I don't need anyone.
By: i heart psyduck
My therapist says everyone is a whole person. No one is ever missing a piece. And therefore, no other person ever completes you.
So to me that says I shouldn't feel like I need him. Or anyone else. On my good days, I remember that. On the bad ones, I sulk, I cry, and I wonder what's wrong with me.
Today's a bad one. I've sulked, and I've cried. I am currently trying to pull myself out of the imaginary gutter of despair.
I eye my orange note book. Again. Still prominent in the overflowing piles of my desk. If the state of my desk is a reflection of my mind, then the note book symbolized my only salvation. If I work on it, it promises me a chance to be rational, to believe, and to live in the moment again, as if the good times never paused.
Salvation is my orange scribble book. My idea book. I got 3 things on Graduation day. A Communications degree, a fashion design degree, and my notebook for planning my conquest of the world.

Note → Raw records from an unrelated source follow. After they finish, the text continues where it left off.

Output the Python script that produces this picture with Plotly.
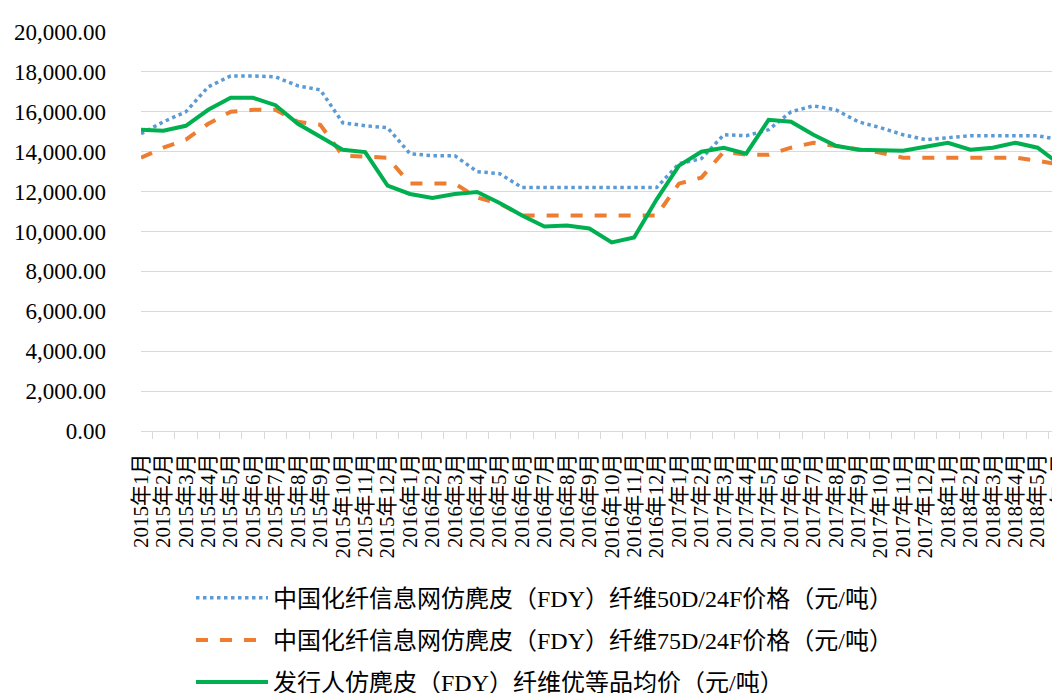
import plotly.graph_objects as go

months = [f"{y}年{m}月" for y in (2015, 2016, 2017) for m in range(1, 13)] + [f"2018年{m}月" for m in range(1, 7)]

price_50d = [14900, 15500, 16000, 17250, 17800, 17800, 17750, 17300, 17100, 15450, 15300, 15200,
             13900, 13800, 13800, 13000, 12900, 12200, 12200, 12200, 12200, 12200, 12200, 12200,
             13400, 13650, 14850, 14800, 15100, 16000, 16300, 16100, 15500, 15200, 14850, 14600,
             14700, 14800, 14800, 14800, 14800, 14600]
price_75d = [13700, 14200, 14600, 15400, 16000, 16100, 16100, 15500, 15350, 13800, 13750, 13700,
             12400, 12400, 12400, 11700, 11400, 10800, 10800, 10800, 10800, 10800, 10800, 10800,
             12400, 12700, 14000, 13850, 13850, 14200, 14450, 14300, 14100, 13950, 13700, 13700,
             13700, 13700, 13700, 13700, 13550, 13350]
issuer_avg = [15100, 15050, 15300, 16100, 16700, 16700, 16330, 15400, 14750, 14100, 13980, 12300,
              11880, 11680, 11880, 11980, 11430, 10800, 10250, 10300, 10150, 9450, 9700, 11600,
              13300, 14000, 14200, 13900, 15600, 15500, 14850, 14300, 14100, 14100, 14050, 14250,
              14450, 14100, 14200, 14450, 14200, 13350]

names = ["中国化纤信息网仿麂皮（FDY）纤维50D/24F价格（元/吨）",
         "中国化纤信息网仿麂皮（FDY）纤维75D/24F价格（元/吨）",
         "发行人仿麂皮（FDY）纤维优等品均价（元/吨）"]

font_fam = "'Liberation Serif', 'Times New Roman', 'Noto Sans CJK SC', serif"

fig = go.Figure()
fig.add_trace(go.Scatter(x=months, y=price_50d, name=names[0], mode="lines", legendgroup="a",
                         line=dict(color="#5B9BD5", width=3.5, dash="dot")))
fig.add_trace(go.Scatter(x=months, y=price_75d, name=names[1], mode="lines", legendgroup="b",
                         line=dict(color="#ED7D31", width=4, dash="dash")))
fig.add_trace(go.Scatter(x=months, y=issuer_avg, name=names[2], mode="lines", legendgroup="c",
                         line=dict(color="#00B050", width=4)))

fig.update_layout(
    width=1052, height=685,
    margin=dict(l=133, r=0, t=24, b=262),
    plot_bgcolor="white", paper_bgcolor="white",
    font=dict(family=font_fam, size=17, color="#000000"),
    showlegend=True,
    legend=dict(x=0.0544, xref="paper", y=0.1714, yref="container",
                xanchor="left", yanchor="top", orientation="v",
                font=dict(family=font_fam, size=24, color="#000000"),
                tracegroupgap=8, itemwidth=72, bgcolor="rgba(0,0,0,0)"),
)
fig.update_xaxes(type="category", tickangle=-90, showgrid=False, showline=True,
                 linecolor="#D9D9D9", linewidth=1, ticks="outside", tickson="boundaries",
                 ticklen=7, tickcolor="#D9D9D9", ticklabelstandoff=13, automargin=False,
                 tickmode="array", tickvals=months, ticktext=months,
                 tickfont=dict(family=font_fam, size=21, color="#000000"))
fig.update_yaxes(range=[0, 20000], dtick=2000, tickformat=",.2f", showgrid=True,
                 gridcolor="#D9D9D9", gridwidth=1, zeroline=False, showline=False,
                 ticks="", ticklabelstandoff=34, automargin=False,
                 tickfont=dict(family=font_fam, size=23, color="#000000"))

fig.write_html("out.html")
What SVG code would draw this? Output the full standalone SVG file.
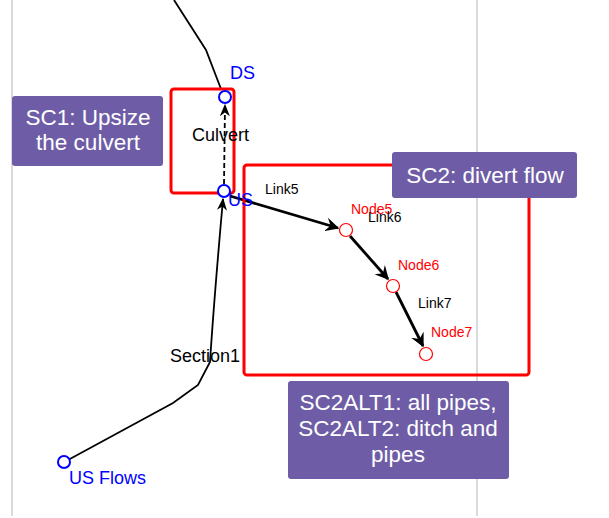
<svg xmlns="http://www.w3.org/2000/svg" width="609" height="518" viewBox="0 0 609 518">
<style>
.grid{stroke:#c0c0c0;stroke-width:1.2;fill:none}
.sec{stroke:#000;stroke-width:1.8;fill:none}
.link{stroke:#000;stroke-width:2.8;fill:none}
.bnode{fill:#fff;stroke:#0000ff;stroke-width:2}
.rnode{fill:#fff;stroke:#ff0000;stroke-width:1.2}
.blab{font-family:"Liberation Sans",Arial,sans-serif;font-size:18px;fill:#0000ff}
.rlab{font-family:"Liberation Sans",Arial,sans-serif;font-size:14px;fill:#ff0000}
.klab{font-family:"Liberation Sans",Arial,sans-serif;font-size:14px;fill:#000}
.mlab{font-family:"Liberation Sans",Arial,sans-serif;font-size:18px;fill:#000}
.box{fill:none;stroke:#ff0000;stroke-width:3}
.note{fill:#6e5da6}
.ntxt{font-family:"Liberation Sans",Arial,sans-serif;font-size:22.5px;fill:#fff;text-anchor:middle}
</style>
<defs>
<marker id="ah" viewBox="0 0 10 10" refX="9" refY="5" markerWidth="5" markerHeight="5" orient="auto" markerUnits="strokeWidth">
<path d="M0,0 L10,5 L0,10 L3.5,5 z" fill="#000"/>
</marker>
<marker id="ahs" viewBox="0 0 10 10" refX="9" refY="5" markerWidth="7" markerHeight="7" orient="auto" markerUnits="strokeWidth">
<path d="M0,1 L10,5 L0,9 L3,5 z" fill="#000"/>
</marker>
</defs>
<line class="grid" x1="12" y1="0" x2="12" y2="516"/>
<line class="grid" x1="477" y1="0" x2="477" y2="516"/>
<g id="connectors">
<polyline class="sec" points="174,0 206,50 221,89"/>
<path class="sec" d="M68,460 L173,403 L198,385 L210,362 Q214,300 223,199" marker-end="url(#ahs)"/>
<line x1="224" y1="184" x2="225" y2="105" stroke="#000" stroke-width="1.8" stroke-dasharray="5,3" marker-end="url(#ahs)"/>
<line class="link" x1="230" y1="196" x2="338" y2="228" marker-end="url(#ah)"/>
<line class="link" x1="350" y1="236" x2="388" y2="279" marker-end="url(#ah)"/>
<line class="link" x1="396" y1="292" x2="423" y2="346" marker-end="url(#ah)"/>
</g>
<g id="box-sc1"><rect class="box" x="171" y="89" width="63" height="104" rx="3"/></g>
<g id="box-sc2"><rect class="box" x="244" y="165" width="285" height="210" rx="3"/></g>
<g id="node-ds"><circle class="bnode" cx="225" cy="97" r="6"/><text class="blab" x="230" y="79">DS</text></g>
<g id="node-us"><circle class="bnode" cx="224" cy="191" r="6"/><text class="blab" x="228" y="206">US</text></g>
<g id="node-usflows"><circle class="bnode" cx="64" cy="462" r="6"/><text class="blab" x="69" y="484">US Flows</text></g>
<g id="node5"><circle class="rnode" cx="346" cy="230" r="6.5"/><text class="rlab" x="351" y="214">Node5</text></g>
<g id="node6"><circle class="rnode" cx="393" cy="286" r="6.5"/><text class="rlab" x="398" y="270">Node6</text></g>
<g id="node7"><circle class="rnode" cx="426" cy="354" r="6.5"/><text class="rlab" x="431" y="337">Node7</text></g>
<g id="labels">
<text class="mlab" x="192" y="141">Culvert</text>
<text class="mlab" x="170" y="362">Section1</text>
<text class="klab" x="265" y="194">Link5</text>
<text class="klab" x="368" y="222">Link6</text>
<text class="klab" x="418" y="308">Link7</text>
</g>
<g id="note-sc1"><rect class="note" x="12" y="96" width="151" height="70" rx="3"/><text class="ntxt" x="88" y="125">SC1: Upsize</text><text class="ntxt" x="88" y="150">the culvert</text></g>
<g id="note-sc2"><rect class="note" x="392" y="152" width="185" height="46" rx="3"/><text class="ntxt" x="485" y="183">SC2: divert flow</text></g>
<g id="note-sc2alt"><rect class="note" x="288" y="381" width="221" height="98" rx="3"/><text class="ntxt" x="398" y="410">SC2ALT1: all pipes,</text><text class="ntxt" x="398" y="436">SC2ALT2: ditch and</text><text class="ntxt" x="398" y="462">pipes</text></g>
</svg>
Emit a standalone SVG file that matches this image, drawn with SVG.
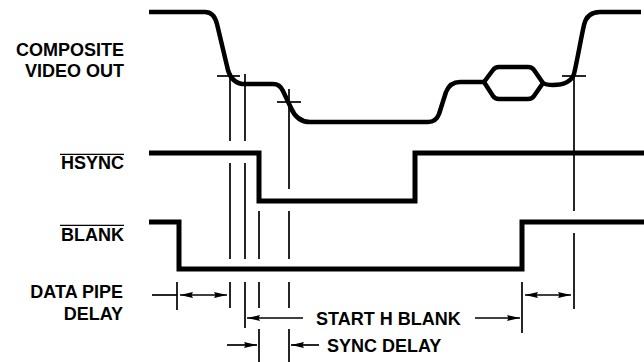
<svg xmlns="http://www.w3.org/2000/svg" width="644" height="362" viewBox="0 0 644 362">
<style>
.lbl{font-family:"Liberation Sans",Arial,sans-serif;font-weight:bold;font-size:18px;fill:#000}
.end{text-anchor:end}
.wave{fill:none;stroke:#000;stroke-width:4.5;stroke-linejoin:round;stroke-linecap:butt}
.dig{fill:none;stroke:#000;stroke-width:5;stroke-linejoin:miter;stroke-linecap:butt}
.thin{fill:none;stroke:#000;stroke-width:1.7}
.arr{fill:none;stroke:#000;stroke-width:1.7}
</style>
<defs>
<marker id="ah" viewBox="0 0 13 7" refX="13" refY="3.5" markerWidth="13" markerHeight="7" orient="auto-start-reverse" markerUnits="userSpaceOnUse">
<path d="M0,0.5 L13,3.5 L0,6.5 L1.5,3.5 z" fill="#000"/>
</marker>
</defs>

<g id="labels">
<text class="lbl end" x="124" y="56">COMPOSITE</text>
<text class="lbl end" x="124" y="77">VIDEO OUT</text>
<text class="lbl end" x="124" y="169">HSYNC</text>
<line x1="60" y1="154.3" x2="124" y2="154.3" stroke="#000" stroke-width="1.3"/>
<text class="lbl end" x="124" y="241">BLANK</text>
<line x1="60" y1="225.3" x2="124" y2="225.3" stroke="#000" stroke-width="1.3"/>
<text class="lbl end" x="123" y="298">DATA PIPE</text>
<text class="lbl end" x="123" y="320">DELAY</text>
<text class="lbl" x="316" y="325">START H BLANK</text>
<text class="lbl" x="327" y="352">SYNC DELAY</text>
</g>

<g id="composite-video">
<path class="wave" d="M149,12 H205 Q214,12 217,24 L227,66 Q230,82 242,84 H273 Q280,84 283,91 L291,108 Q297,122 310,122 H428 Q436,122 439,114 L446,92 Q450,82 460,82 H484"/>
<path class="wave" d="M484,82 L493,70 Q495,67 499,67 H528 Q532,67 534,70 L543,83 L534,96 Q532,99 528,99 H499 Q495,99 493,96 Z"/>
<path class="wave" d="M543,83 Q546,85 553,85 Q570,85 574,74 C577,62 581,38 584,25 Q587,12 600,12 H641"/>
</g>

<g id="hsync">
<path class="dig" d="M149,153 H259 V201 H415 V153 H644"/>
</g>

<g id="blank">
<path class="dig" d="M149,222 H179 V269 H522 V222 H644"/>
</g>

<g id="connectors">
<line class="thin" x1="217" y1="76" x2="240" y2="76"/>
<line class="thin" x1="277" y1="102" x2="301" y2="102"/>
<line class="thin" x1="562" y1="76" x2="586" y2="76"/>
<path class="thin" d="M230,76 V141 M230,163 V259 M230,282 V308"/>
<path class="thin" d="M245,74 V141 M245,163 V259 M245,282 V328"/>
<path class="thin" d="M259,211 V259 M259,282 V308 M259,329 V362"/>
<path class="thin" d="M289,89 V189 M289,211 V259 M289,282 V308 M289,329 V362"/>
<path class="thin" d="M574,76 V211 M574,233 V309"/>
<path class="thin" d="M177,282 V310 M522,282 V333"/>
<line class="arr" x1="152" y1="295" x2="177" y2="295"/>
<line class="arr" x1="180" y1="295" x2="227" y2="295" marker-start="url(#ah)" marker-end="url(#ah)"/>
<line class="arr" x1="525" y1="295" x2="571" y2="295" marker-start="url(#ah)" marker-end="url(#ah)"/>
<line class="arr" x1="303" y1="318" x2="247" y2="318" marker-end="url(#ah)"/>
<line class="arr" x1="475" y1="318" x2="520" y2="318" marker-end="url(#ah)"/>
<line class="arr" x1="227" y1="345" x2="257" y2="345" marker-end="url(#ah)"/>
<line class="arr" x1="319" y1="345" x2="291" y2="345" marker-end="url(#ah)"/>
</g>
</svg>
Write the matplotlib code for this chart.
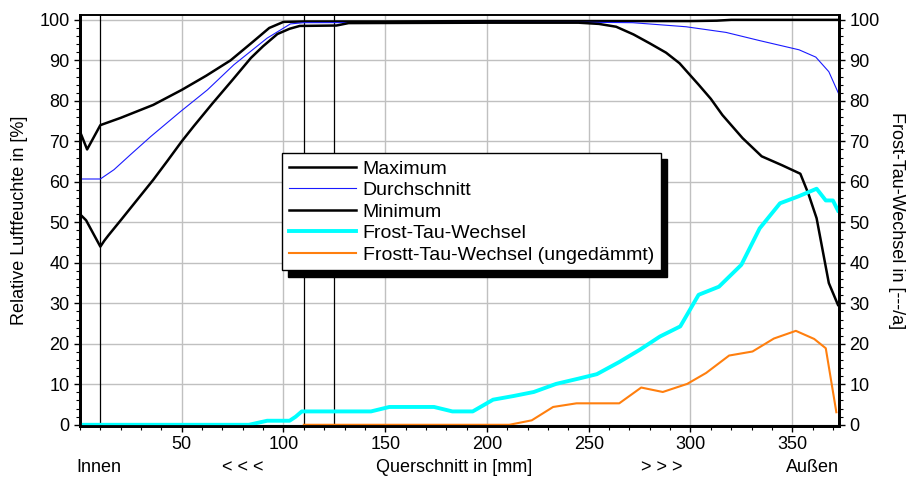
import matplotlib
matplotlib.use('Agg')
import matplotlib.pyplot as plt
from matplotlib.ticker import MultipleLocator

plt.rcParams['font.family'] = ['Liberation Sans', 'DejaVu Sans']

# Relative Luftfeuchte (linke Achse)
x_max = [0, 3.5, 10, 20, 36, 50, 62, 74, 85, 93, 100, 110, 150, 200, 250, 300, 313, 320, 373]
v_max = [72.4, 68, 74, 75.8, 79, 82.7, 86.2, 90, 94.6, 98, 99.5, 99.6, 99.6, 99.7, 99.7, 99.7, 99.8, 100, 100]

x_avg = [0, 10, 16.7, 25, 34.8, 49.5, 62.6, 75.6, 92, 103.4, 110, 250, 271.6, 297.8, 317.5,
         333.8, 353.4, 361.6, 368, 372.7]
v_avg = [60.7, 60.7, 63, 66.8, 71.2, 77.4, 82.7, 88.9, 95.5, 99, 99.3, 99.4, 99.3, 98.3, 96.9,
         94.9, 92.6, 90.8, 87.2, 81.9]

x_min = [0, 3, 10, 12, 14, 20, 28, 36, 43, 50, 56, 65, 75, 84, 90, 97, 103, 108, 126, 132, 200,
         245, 255, 263.5, 272, 280, 288, 294.6, 304, 310, 315.7, 325.6, 335, 345, 354, 358, 362,
         368, 372.5]
v_min = [52, 50.5, 44, 45.5, 46.8, 50.5, 55.5, 60.5, 65.2, 70, 73.8, 79.3, 85.2, 90.6, 93.5, 96.5,
         97.8, 98.5, 98.6, 99.2, 99.3, 99.3, 99.0, 98.3, 96.4, 94.2, 91.9, 89.3, 84, 80.5, 76.5,
         70.8, 66.3, 64.1, 62, 57, 51, 35, 29.6]

# Frost-Tau-Wechsel (rechte Achse)
x_ftw = [0, 83, 92, 103, 106, 109, 143, 152, 174, 183, 193, 203, 213, 223, 234, 245, 254, 265,
         275, 285, 295, 304, 314, 325, 334, 344, 353, 362, 366.5, 370, 372.5]
v_ftw = [0, 0, 1, 1, 2, 3.3, 3.3, 4.4, 4.4, 3.3, 3.3, 6.2, 7.1, 8.1, 10.1, 11.4, 12.5, 15.5,
         18.5, 21.8, 24.3, 32.1, 34.1, 39.5, 48.5, 54.7, 56.4, 58.3, 55.4, 55.4, 52.9]

x_ftw_u = [110, 211, 222, 232.5, 244, 265, 275.8, 286.4, 298.4, 307.7, 319, 330.5, 341, 351.8,
           360.8, 366.5, 371.7]
v_ftw_u = [0, 0, 1.1, 4.4, 5.3, 5.3, 9.2, 8.1, 10.1, 12.8, 17.1, 18.1, 21.3, 23.2, 21.2, 18.9, 3.1]

# Schichtgrenzen
layers = [10, 110, 125]

fig = plt.figure(figsize=(9.12, 4.82), dpi=100)
ax = fig.add_axes([80 / 912, 1 - 426 / 482, 759 / 912, 411 / 482])
ax2 = ax.twinx()

ax.set_xlim(0, 373)
ax.set_ylim(-0.3, 101.2)
ax2.set_ylim(-0.3, 101.2)

ax.grid(True, color='#c0c0c0', lw=1)
ax.set_axisbelow(True)

for xl in layers:
    ax.axvline(xl, color='black', lw=0.9, zorder=2)

l1, = ax.plot(x_max, v_max, color='black', lw=1.8, label='Maximum', zorder=3)
l2, = ax.plot(x_avg, v_avg, color='#1a1aff', lw=0.8, label='Durchschnitt', zorder=3)
l3, = ax.plot(x_min, v_min, color='black', lw=1.8, label='Minimum', zorder=3)
l4, = ax2.plot(x_ftw, v_ftw, color='#00ffff', lw=2.8, label='Frost-Tau-Wechsel')
l5, = ax2.plot(x_ftw_u, v_ftw_u, color='#ff7f0e', lw=1.5, label='Frostt-Tau-Wechsel (ungedämmt)')

ax.xaxis.set_major_locator(MultipleLocator(50))
ax.xaxis.set_minor_locator(MultipleLocator(10))
ax.yaxis.set_major_locator(MultipleLocator(10))
ax.yaxis.set_minor_locator(MultipleLocator(2))
ax2.yaxis.set_major_locator(MultipleLocator(10))
ax2.yaxis.set_minor_locator(MultipleLocator(2))
ax.set_xticks([50, 100, 150, 200, 250, 300, 350])

fs = 13
ax.tick_params(axis='both', which='major', labelsize=fs, length=4, width=1)
ax.tick_params(axis='both', which='minor', length=3, width=0.8)
ax.tick_params(axis='x', which='major', pad=3)
ax2.tick_params(axis='y', which='major', labelsize=fs, length=4, width=1)
ax2.tick_params(axis='y', which='minor', length=3, width=0.8)

for a in (ax, ax2):
    a.spines['left'].set_linewidth(2)
    a.spines['bottom'].set_linewidth(2)
    a.spines['right'].set_linewidth(2)
    a.spines['top'].set_linewidth(1.2)

ax.set_ylabel('Relative Luftfeuchte in [%]', fontsize=fs, labelpad=8)
ax2.set_ylabel('Frost-Tau-Wechsel in [---/a]', fontsize=fs, rotation=-90, labelpad=18)

tr = ax.get_xaxis_transform()
for xt, txt in [(9.5, 'Innen'), (80, '< < <'), (184, 'Querschnitt in [mm]'),
                (286, '> > >'), (360, 'Außen')]:
    ax.text(xt, -0.1, txt, transform=tr, ha='center', va='center', fontsize=fs)

leg = ax2.legend(handles=[l1, l2, l3, l4, l5], loc='upper left',
                 bbox_to_anchor=(0.266, 0.664), fontsize=14, frameon=True,
                 fancybox=False, edgecolor='black', framealpha=1,
                 handlelength=3.45, handletextpad=0.36, labelspacing=0.2,
                 borderpad=0.35, borderaxespad=0,
                 shadow={'ox': 4.5, 'oy': -4.5, 'color': 'black', 'alpha': 1})
leg.get_frame().set_linewidth(1)

fig.savefig('out.png', dpi=100)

But it seems my luck for happy endings are not as good as for beginnings. There are 23 t-shirt designs – unsold. 3 good openings for motivations speeches – incomplete. And 7 quotes I liked and planned to contemplate and expand on creatively – left behind and ignored. Ugly white spaces. They feel like my failures.
This is where Sakura, my therapist, would tell me I'm having irrational thoughts. She's say they were not failures but creative spaces waiting for me. Or something like that. I can almost hear her voice. The next appointment is this Friday afternoon. 3 more days until then.
I'm still working freelance as a speaker, writer, and designer – well looking for work. My savings from my last corporate job of 1 and a half years will tide me over for another 9 month. Most people would be optimistic with the time span. Not all college grads even bothered to save. But the bad experience from being corporate, which is why I am still in therapy, also means there is almost no way I would return to that way of life. It sucks how one aspect of your life tends to bleed into all the other ones.
My love interest, Sasuke, and I have hit a snag. I'd met him through friends. We got along pretty well, though he was hard to read and kept a lot of emotions to himself. But since we got along and were both openly gay, we became friends with benefits after a while. The sex was great. Our friendship was fine. But I slowly developed FEELINGS for him. I tried to keep it to myself. Silence was never my forte. We talked about it and Sasuke didn't return those feelings for me. He's still hung up on his ex-boyfriend from 2 years ago and doesn't feel ready to be in a relationship.
I realized I will never get what I want out of the current Sasuke, so I took the steps to distance the 2 of us. I needed to see him less, talk to him less, and be with him less. I need time to forget his touches, his hugs, his random kisses, and all his kindness. Because I won't settle for less than a relationship.
It hurts him I think; I was one of two friends he really told stuff to. But he agreed that in the long run this was healthier for the both of us. It hurts me -- that he's so rational while I feel like a giant spiderweb being pulled apart piece by piece. I head to the bathroom to start my day, giving my orange book a sad glance. The world seems to be covered in a veil of gray today.